• Task to carry out: Each line of the listing must be transcribed exactly, except for the images, which should be excluded.

---

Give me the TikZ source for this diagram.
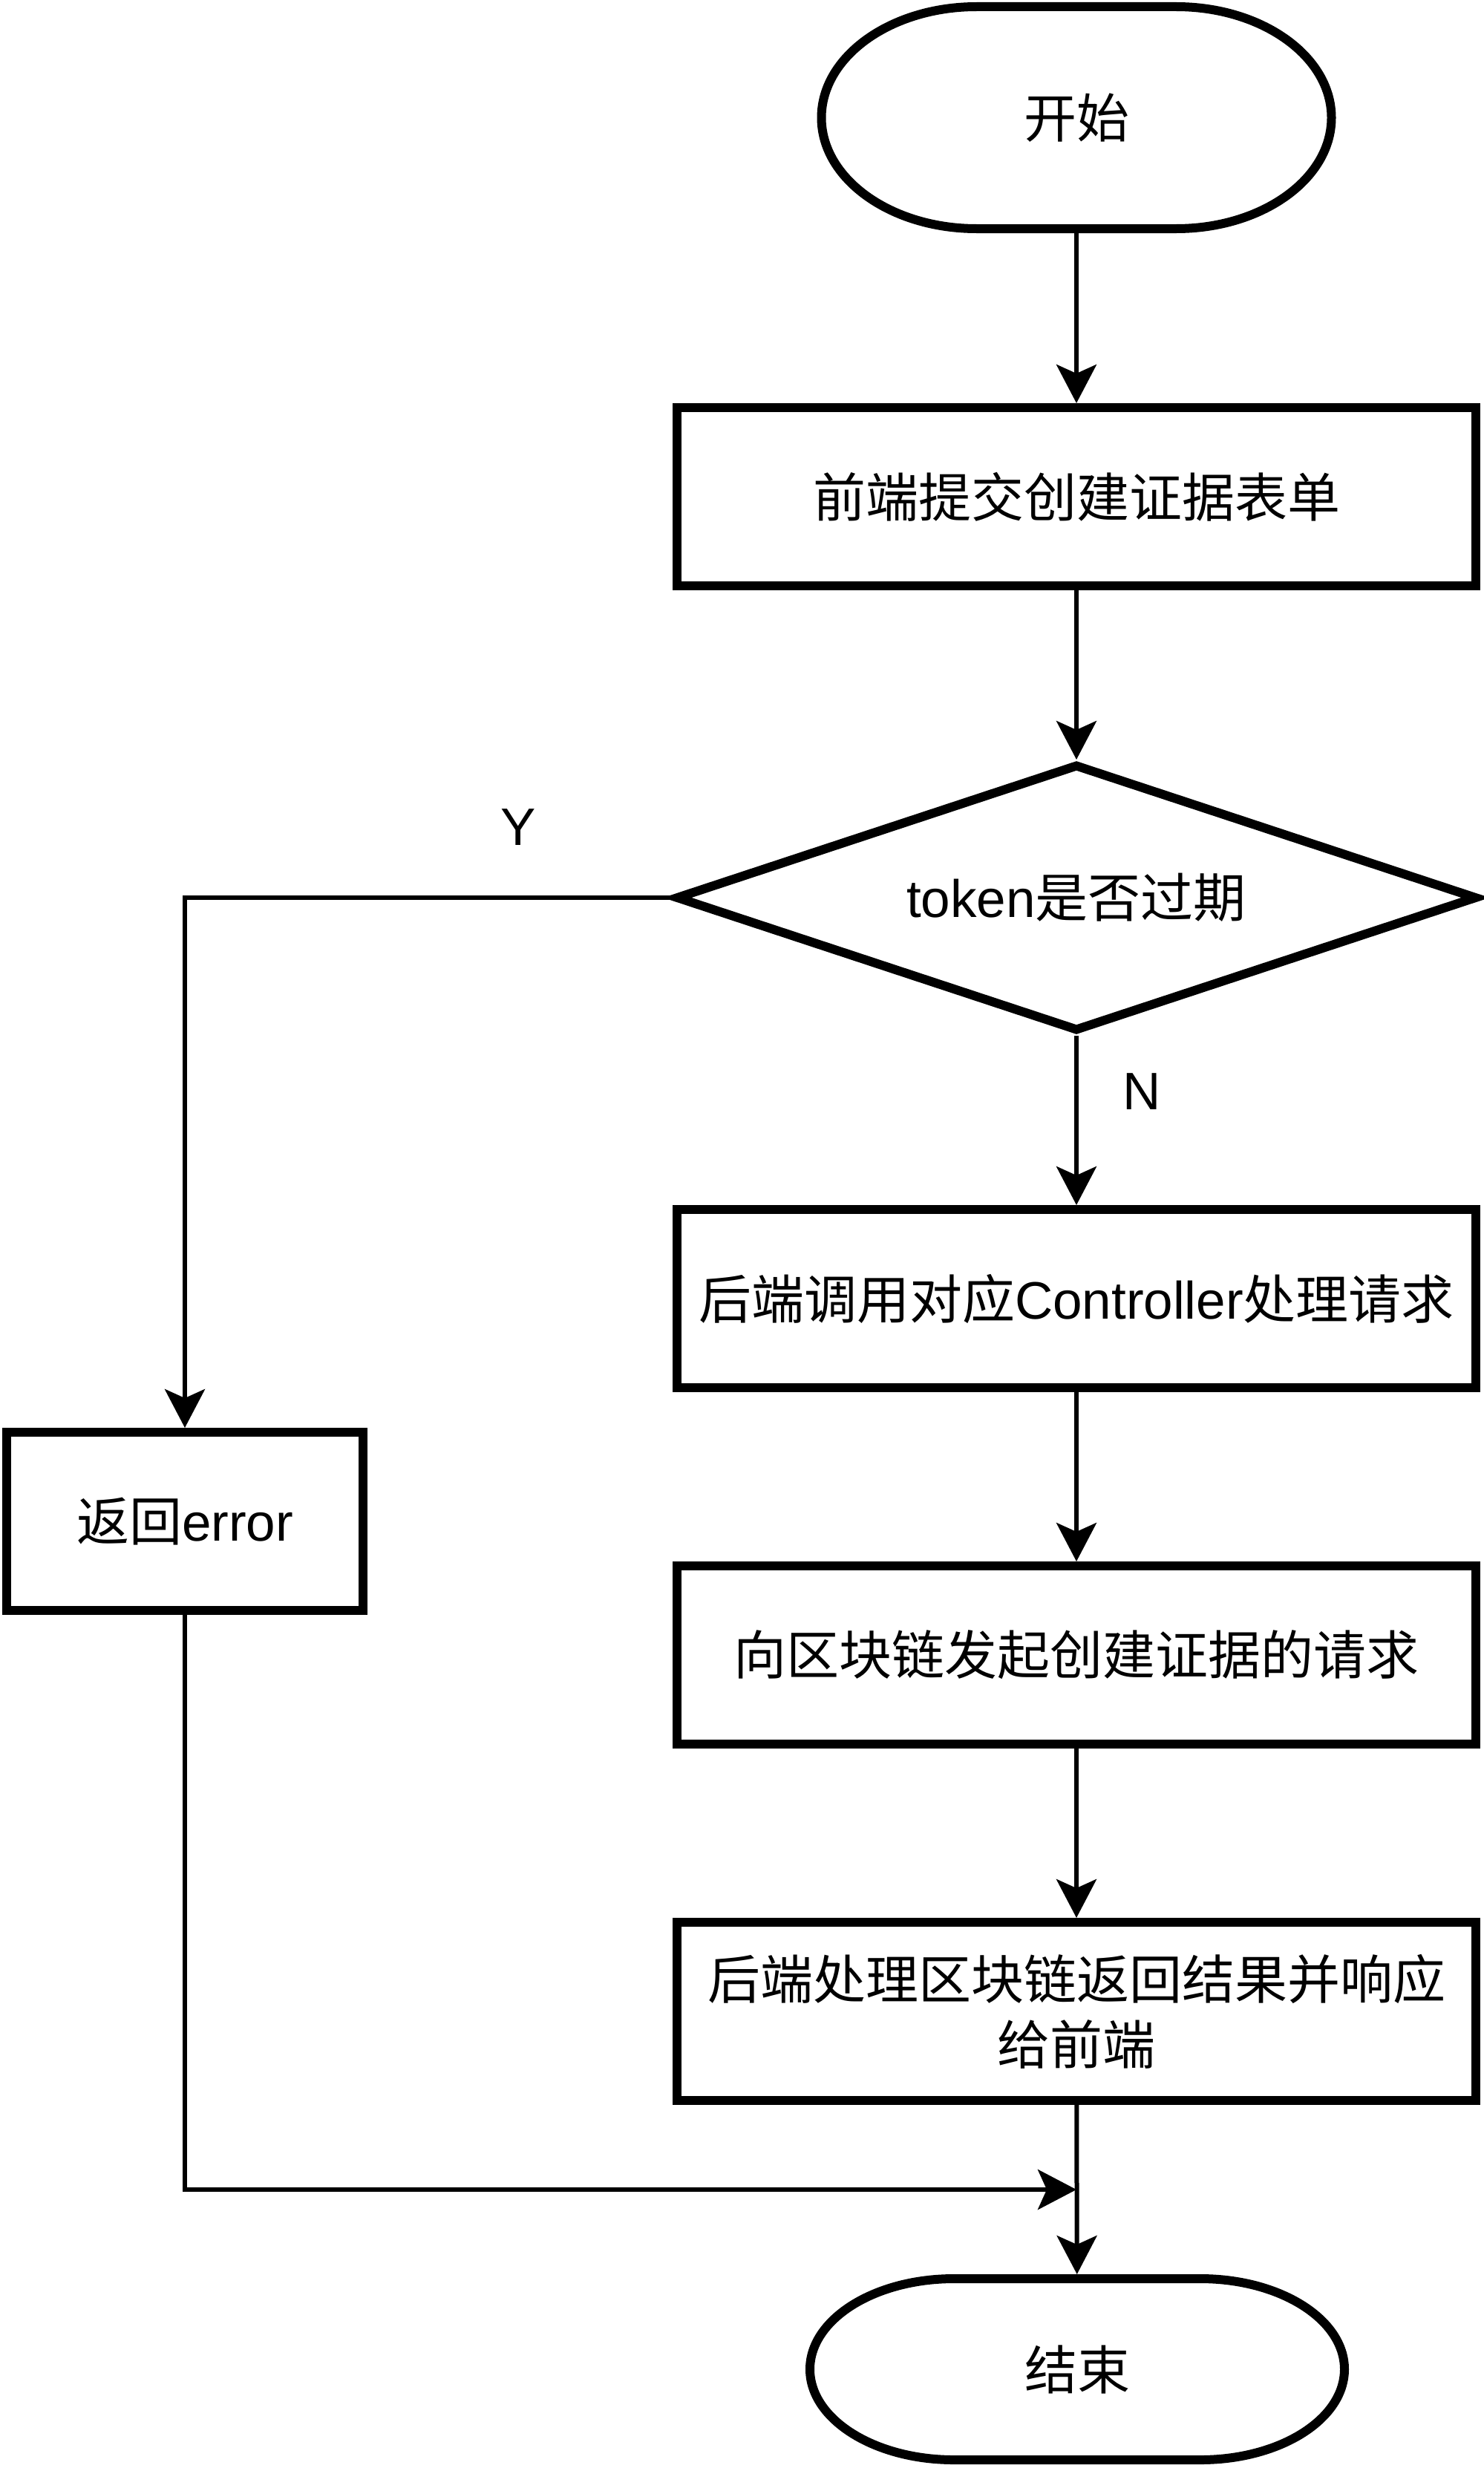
\documentclass[tikz,border=0pt]{standalone}
\usepackage{fontspec}
\setmainfont{Liberation Sans}
\newfontfamily\cjk{Noto Sans CJK SC}
\usetikzlibrary{shapes.geometric,arrows.meta}
\newcommand\zh[1]{{\cjk #1}}
% terminator outline: node name, corner x radius, corner y radius
\newcommand\terminator[3]{%
  \draw[line width=6pt]
    ([xshift=#2]#1.north west) -- ([xshift=-#2]#1.north east)
    arc[start angle=90,end angle=-90,x radius=#2,y radius=#3]
    -- ([xshift=#2]#1.south west)
    arc[start angle=270,end angle=90,x radius=#2,y radius=#3] -- cycle;}
\begin{document}
\begin{tikzpicture}[x=0.5pt,y=-0.5pt,
  every node/.style={font=\fontsize{35.5}{44}\selectfont, inner sep=0pt},
  termbox/.style={rectangle, outer sep=0pt},
  proc/.style={draw, line width=6pt, rectangle, minimum width=538pt,
    minimum height=120pt, align=center},
  decision/.style={draw, line width=6pt, diamond, aspect=2.97,
    minimum width=540pt, minimum height=180pt},
  conn/.style={line width=3pt, -{Stealth[length=26pt,width=27pt,inset=6pt]}},
  plain/.style={line width=3pt}]

\fill[white] (0,0) rectangle (1998,3324);
\useasboundingbox (0,0) rectangle (1998,3324);

% terminators
\node[termbox, minimum width=343.5pt, minimum height=149.5pt] (start) at (1450,158.5) {\zh{开始}};
\terminator{start}{104.5pt}{74.75pt}
\node[termbox, minimum width=360pt, minimum height=122pt] (stop) at (1451,3191) {\zh{结束}};
\terminator{stop}{97pt}{61pt}

% process steps
\node[proc] (form) at (1450,669) {\zh{前端提交创建证据表单}};
\node[decision] (check) at (1450,1209) {token\zh{是否过期}};
\node[proc] (ctrl) at (1450,1749) {\zh{后端调用对应}Controller\zh{处理请求}};
\node[proc] (chain) at (1450,2229) {\zh{向区块链发起创建证据的请求}};
\node[proc] (reply) at (1450,2709) {\zh{后端处理区块链返回结果并响应}\\\zh{给前端}};
\node[proc, minimum width=240pt] (err) at (249,2049) {\zh{返回}error};

% branch labels
\node (ylab) at (698,1114) {Y};
\node (nlab) at (1538,1470) {N};

% connectors
\draw[conn] (start) -- (form);
\draw[conn] (form) -- (check);
\draw[conn] (check) -- (ctrl);
\draw[conn] (check.west) -| (err.north);
\draw[conn] (ctrl) -- (chain);
\draw[conn] (chain) -- (reply);
\draw[conn, shorten >=3pt] (reply) -- (stop);
\coordinate (join) at (1450,2949);
\draw[conn] (err.south) |- (join);
\end{tikzpicture}
\end{document}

---

• Answer in full:
Give me the TikZ source for this diagram.
\documentclass[tikz,border=0pt]{standalone}
\usepackage{fontspec}
\setmainfont{Liberation Sans}
\newfontfamily\cjk{Noto Sans CJK SC}
\usetikzlibrary{shapes.geometric,arrows.meta}
\newcommand\zh[1]{{\cjk #1}}
% terminator outline: node name, corner x radius, corner y radius
\newcommand\terminator[3]{%
  \draw[line width=6pt]
    ([xshift=#2]#1.north west) -- ([xshift=-#2]#1.north east)
    arc[start angle=90,end angle=-90,x radius=#2,y radius=#3]
    -- ([xshift=#2]#1.south west)
    arc[start angle=270,end angle=90,x radius=#2,y radius=#3] -- cycle;}
\begin{document}
\begin{tikzpicture}[x=0.5pt,y=-0.5pt,
  every node/.style={font=\fontsize{35.5}{44}\selectfont, inner sep=0pt},
  termbox/.style={rectangle, outer sep=0pt},
  proc/.style={draw, line width=6pt, rectangle, minimum width=538pt,
    minimum height=120pt, align=center},
  decision/.style={draw, line width=6pt, diamond, aspect=2.97,
    minimum width=540pt, minimum height=180pt},
  conn/.style={line width=3pt, -{Stealth[length=26pt,width=27pt,inset=6pt]}},
  plain/.style={line width=3pt}]

\fill[white] (0,0) rectangle (1998,3324);
\useasboundingbox (0,0) rectangle (1998,3324);

% terminators
\node[termbox, minimum width=343.5pt, minimum height=149.5pt] (start) at (1450,158.5) {\zh{开始}};
\terminator{start}{104.5pt}{74.75pt}
\node[termbox, minimum width=360pt, minimum height=122pt] (stop) at (1451,3191) {\zh{结束}};
\terminator{stop}{97pt}{61pt}

% process steps
\node[proc] (form) at (1450,669) {\zh{前端提交创建证据表单}};
\node[decision] (check) at (1450,1209) {token\zh{是否过期}};
\node[proc] (ctrl) at (1450,1749) {\zh{后端调用对应}Controller\zh{处理请求}};
\node[proc] (chain) at (1450,2229) {\zh{向区块链发起创建证据的请求}};
\node[proc] (reply) at (1450,2709) {\zh{后端处理区块链返回结果并响应}\\\zh{给前端}};
\node[proc, minimum width=240pt] (err) at (249,2049) {\zh{返回}error};

% branch labels
\node (ylab) at (698,1114) {Y};
\node (nlab) at (1538,1470) {N};

% connectors
\draw[conn] (start) -- (form);
\draw[conn] (form) -- (check);
\draw[conn] (check) -- (ctrl);
\draw[conn] (check.west) -| (err.north);
\draw[conn] (ctrl) -- (chain);
\draw[conn] (chain) -- (reply);
\draw[conn, shorten >=3pt] (reply) -- (stop);
\coordinate (join) at (1450,2949);
\draw[conn] (err.south) |- (join);
\end{tikzpicture}
\end{document}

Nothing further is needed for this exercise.